AWS re:Invent 2015: Another Day, Another Billion Packets (YouTube)
VPC was originally created to help Amazon migrate their data centers to AWS.
EC2 originally just assigned new instances random IP addresses in the 10.44.x.x range. Every new instance got its own IP address, and there was no concept of unified subnets.
VPCs solve this! Every VPC gets a non-routable network that you choose. VPC subnets can be anything, so long as they (1) don’t overlap and (2) are entirely contained within the VPC network.
VPCs are not VLAN based - there are at most 4096 separate VLAN tags.
VPCs are identified internally with a 128 bit number (8 hex digits).
The VPC mapping service is basically an ARP cache on steroids that understands what EC2 instances and VPCs are and on which physical servers the instances are located. But the mapping service doesn’t just provide L2 information - servers receiving packets also verify that those packets are authentic (that the packet’s server/instance/VPC tuple matches an existing system).
The mapping service also functions as a “virtual gateway”, providing routing information between subnets.

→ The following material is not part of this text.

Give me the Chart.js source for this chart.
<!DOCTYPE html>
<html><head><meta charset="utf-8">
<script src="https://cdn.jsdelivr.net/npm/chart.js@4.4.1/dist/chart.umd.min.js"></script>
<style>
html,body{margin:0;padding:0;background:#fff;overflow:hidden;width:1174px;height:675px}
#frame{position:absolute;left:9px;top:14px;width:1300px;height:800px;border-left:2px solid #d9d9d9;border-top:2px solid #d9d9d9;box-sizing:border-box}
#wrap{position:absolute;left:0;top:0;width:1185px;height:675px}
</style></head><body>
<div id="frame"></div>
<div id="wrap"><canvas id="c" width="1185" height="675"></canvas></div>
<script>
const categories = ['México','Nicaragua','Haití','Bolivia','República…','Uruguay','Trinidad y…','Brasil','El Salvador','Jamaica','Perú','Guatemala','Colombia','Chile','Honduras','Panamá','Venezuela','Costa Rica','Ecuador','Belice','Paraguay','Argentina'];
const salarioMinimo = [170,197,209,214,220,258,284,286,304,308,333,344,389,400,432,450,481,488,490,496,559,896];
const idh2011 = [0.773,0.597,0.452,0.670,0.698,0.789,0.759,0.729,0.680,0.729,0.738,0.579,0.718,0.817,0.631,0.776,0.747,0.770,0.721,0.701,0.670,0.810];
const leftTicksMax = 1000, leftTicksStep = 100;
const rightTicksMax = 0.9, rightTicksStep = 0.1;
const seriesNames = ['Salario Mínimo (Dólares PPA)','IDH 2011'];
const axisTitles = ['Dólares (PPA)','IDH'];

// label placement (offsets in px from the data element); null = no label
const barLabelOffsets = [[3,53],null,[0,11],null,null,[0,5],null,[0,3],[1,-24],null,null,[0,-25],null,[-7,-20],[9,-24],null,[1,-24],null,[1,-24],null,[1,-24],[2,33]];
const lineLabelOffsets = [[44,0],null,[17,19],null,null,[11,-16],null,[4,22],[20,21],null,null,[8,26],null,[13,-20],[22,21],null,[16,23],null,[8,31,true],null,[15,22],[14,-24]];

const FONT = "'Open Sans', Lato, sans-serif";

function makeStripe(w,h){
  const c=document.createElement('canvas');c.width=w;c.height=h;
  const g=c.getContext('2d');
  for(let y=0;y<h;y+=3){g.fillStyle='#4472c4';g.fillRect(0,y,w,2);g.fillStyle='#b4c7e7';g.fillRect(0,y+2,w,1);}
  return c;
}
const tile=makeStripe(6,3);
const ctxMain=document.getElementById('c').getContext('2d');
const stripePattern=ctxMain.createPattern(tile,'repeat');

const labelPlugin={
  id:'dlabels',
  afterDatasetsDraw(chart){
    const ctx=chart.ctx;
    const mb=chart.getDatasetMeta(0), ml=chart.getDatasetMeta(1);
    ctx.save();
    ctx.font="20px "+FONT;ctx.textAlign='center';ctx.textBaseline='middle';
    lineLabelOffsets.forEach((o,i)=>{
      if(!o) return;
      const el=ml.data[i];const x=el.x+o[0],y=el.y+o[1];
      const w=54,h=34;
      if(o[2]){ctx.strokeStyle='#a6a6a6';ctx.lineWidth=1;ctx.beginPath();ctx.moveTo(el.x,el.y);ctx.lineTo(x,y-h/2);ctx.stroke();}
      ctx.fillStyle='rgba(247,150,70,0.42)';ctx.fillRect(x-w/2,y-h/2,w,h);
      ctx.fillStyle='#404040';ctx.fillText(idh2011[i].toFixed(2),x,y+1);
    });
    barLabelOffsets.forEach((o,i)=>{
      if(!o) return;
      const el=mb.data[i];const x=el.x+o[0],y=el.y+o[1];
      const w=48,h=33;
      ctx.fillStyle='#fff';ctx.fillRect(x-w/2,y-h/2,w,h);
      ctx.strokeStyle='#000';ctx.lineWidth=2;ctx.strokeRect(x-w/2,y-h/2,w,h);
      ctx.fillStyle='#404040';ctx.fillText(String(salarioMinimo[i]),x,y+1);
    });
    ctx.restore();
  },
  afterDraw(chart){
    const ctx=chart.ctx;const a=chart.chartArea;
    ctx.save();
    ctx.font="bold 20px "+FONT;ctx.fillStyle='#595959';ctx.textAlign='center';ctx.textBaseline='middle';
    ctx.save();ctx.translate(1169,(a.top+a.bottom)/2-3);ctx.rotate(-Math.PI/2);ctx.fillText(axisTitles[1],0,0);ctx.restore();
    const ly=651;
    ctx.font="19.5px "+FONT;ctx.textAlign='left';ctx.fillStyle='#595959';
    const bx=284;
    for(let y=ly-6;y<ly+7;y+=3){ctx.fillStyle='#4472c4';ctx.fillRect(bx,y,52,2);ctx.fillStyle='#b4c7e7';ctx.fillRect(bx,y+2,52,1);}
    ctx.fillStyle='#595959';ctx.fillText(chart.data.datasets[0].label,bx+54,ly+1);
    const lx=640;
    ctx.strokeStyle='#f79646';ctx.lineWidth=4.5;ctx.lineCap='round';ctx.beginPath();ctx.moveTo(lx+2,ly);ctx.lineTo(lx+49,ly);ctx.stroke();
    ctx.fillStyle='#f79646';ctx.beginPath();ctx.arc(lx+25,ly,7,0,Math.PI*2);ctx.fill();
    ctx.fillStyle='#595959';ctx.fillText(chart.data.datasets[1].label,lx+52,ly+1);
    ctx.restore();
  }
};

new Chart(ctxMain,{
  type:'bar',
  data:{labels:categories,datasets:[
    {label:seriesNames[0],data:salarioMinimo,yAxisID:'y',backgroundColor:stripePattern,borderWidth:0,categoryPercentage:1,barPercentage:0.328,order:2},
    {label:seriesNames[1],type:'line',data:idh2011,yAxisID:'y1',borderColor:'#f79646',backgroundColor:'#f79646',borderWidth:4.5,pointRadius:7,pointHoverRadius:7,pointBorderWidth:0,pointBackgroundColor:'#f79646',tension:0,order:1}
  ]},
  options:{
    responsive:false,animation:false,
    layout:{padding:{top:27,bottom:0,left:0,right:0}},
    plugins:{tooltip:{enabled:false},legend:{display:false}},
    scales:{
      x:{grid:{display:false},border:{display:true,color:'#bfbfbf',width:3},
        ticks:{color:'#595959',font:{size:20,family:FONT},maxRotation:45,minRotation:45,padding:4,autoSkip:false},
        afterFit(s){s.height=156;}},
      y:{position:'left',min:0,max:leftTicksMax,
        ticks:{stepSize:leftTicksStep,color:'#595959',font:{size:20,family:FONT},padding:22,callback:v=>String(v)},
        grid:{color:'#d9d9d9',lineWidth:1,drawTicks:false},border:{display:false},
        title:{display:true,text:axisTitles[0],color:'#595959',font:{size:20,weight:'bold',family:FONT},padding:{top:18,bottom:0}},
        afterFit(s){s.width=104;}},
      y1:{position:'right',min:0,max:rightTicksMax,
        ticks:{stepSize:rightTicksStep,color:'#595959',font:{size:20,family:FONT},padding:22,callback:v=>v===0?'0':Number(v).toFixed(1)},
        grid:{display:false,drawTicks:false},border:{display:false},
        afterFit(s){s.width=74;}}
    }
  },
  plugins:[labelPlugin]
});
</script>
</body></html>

One interesting consequence of this is that, while in a traditional network inter- and intra-network routing looks slightly different, in AWS this routing is exactly the same once packets leave a physical server. L2 and L3 routing are essentially unified within AWS.
In practice, the every server contains a dedicated system that caches from the mapping service. In fact, these devices pro-actively cache from the mapping service as instances are spun up within a VPN. All queries are handled by these caches.
There are two types of caches - caches to individual hosts (EC2) instances, and caches to “edges”, which map to other networks. Direct Connect, VPNs, and internet gateways are implemented at edges.
Edges also function as a 1-to-1 NAT in their role as internet gateways.
Edge devices are called “Blackfoot”, after the South African Blackfoot Penguin.
The last non-AWS Amazon web server was deactivated on November 10, 2010. Since then, Amazon has run 100% on AWS. And Amazon uses the same EC2 instances as everyone else.
Edges can also now route to S3, enabling S3 buckets to be exposed privately within a VPC. Packets routed to S2 buckets configured in this fashion never traverse the public internet - they go out to an edge device and then are routed from there to S3.
S3 buckets can be restricted to particular VPCs, and EC2 instances can be restricted to accessing particular EC2 buckets. All of this is done with the standard Amazon (“Aspen”) policy document structure.